The EPI report is the first intended to break down job losses to the congressional district level. Using EPI data, AAM created an interactive map showing the impact by CDs. The hardest-hit districts were located in California and Texas, where remaining jobs in these industries are concentrated, and also in North Carolina, which was hit by job displacement in a variety of manufacturing industries. Other populous states like New York and Illinois also had major job losses.
"China's cheating is causing America to lose more than just the capacity to make widgets in the one-sided trade arrangements with China," said AAM Executive Director Scott Paul. "Sophisticated electronics and high-tech products that once were made in the United States are increasingly being made in China instead. We are losing more and more of these good jobs."

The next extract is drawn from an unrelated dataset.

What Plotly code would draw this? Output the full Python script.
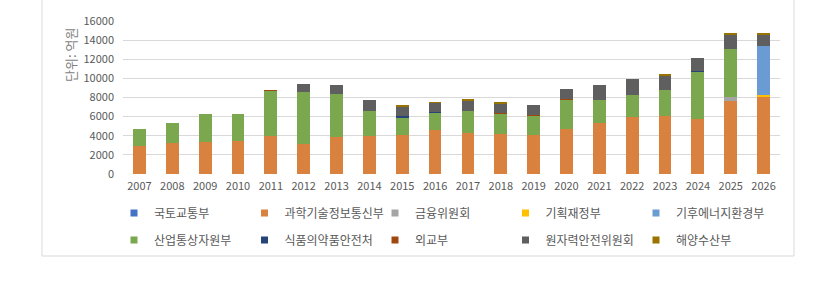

The report cites China's currency manipulation as a major cause of the growing U.S. trade deficit with that nation. China has tightly pegged its currency to the dollar at a rate that encourages a large bilateral surplus with the United States. Other causes of the deficit include massive industrial subsidies in China, lax labor and environmental law enforcement, intellectual property theft and piracy and Chinese policies that block market access to U.S. firms.
"This intervention makes the yuan artificially cheap and provides an effective subsidy on Chinese exports," said Robert E. Scott, EPI's director of international programs, who authored the report. "Unless China raises the real value of the yuan by at least 40 percent and eliminates other trade distortions, the U.S. trade deficit and job losses will continue to grow rapidly."